The ag industry is increasingly being scrutinised. In 2018 alone we have been in the headlines with vegetation management and the live export trade and associated animal welfare issues.
The detrimental effect of this media coverage on our industry is both immediate and long-term with the potential to cripple our industry. We are being painted as vandals of our land with no regard for animal welfare.
This couldn’t be further from the truth. But, how can we have an open debate with our city colleagues if they have pre-conceived ideas about us?
We need to make farming sexy again!
Ideally, we would love to invite city dwellers onto our properties to see first hand how clean, professional and caring our practices are but clearly this isn’t practical.
Why should they come to us, when with virtual reality technology we can go to them?
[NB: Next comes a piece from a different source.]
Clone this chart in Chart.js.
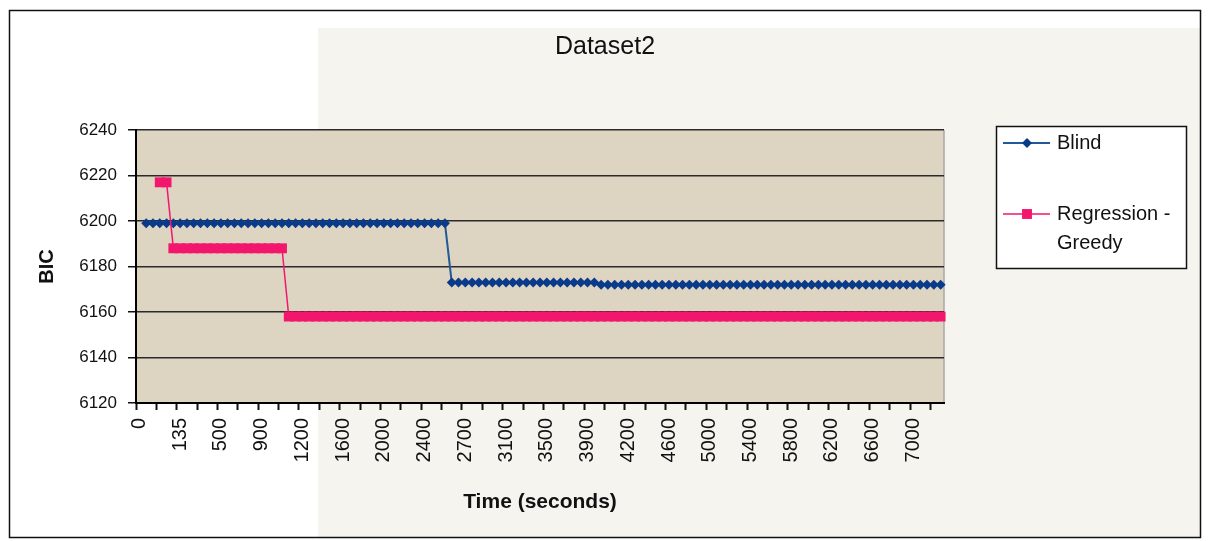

With VR we can make videos that allow viewers to feel they are actually on the property, participating in our operation.
In the lead-up to Beef Australia 2018 I worked with Tim Gentle from Think Digital. It was he who threw out the challenge to make farming sexy again.
We made a VR video of our bull breeding operation at Jarrah Cattle Company that enabled visitors to be immersed in our operation, to stand with our cattle in the paddocks and move between them and their calves as they filed past – all without leaving the Rockhampton Showgrounds.
Another successful project was The True Story: From the Heart of Qld – a video produced by a small group of farmers showing why farming is so important to them and just how well they look after the land and animals.
We need more people in the cities to see these, and more.
‘Making farming sexy again’ is already happening but we need to do more if we want to uphold our image and attract people into this industry.
What I am pushing for is to make three minute virtual reality videos on a range of operations, available at places like the Ekka, allowing city people to put on the goggles and be part of our industry. One step further is to have a shop in Queen Street Mall.
If we want this industry to continue to grow and prosper, we all need to take the time to promote it and educate people on what we do.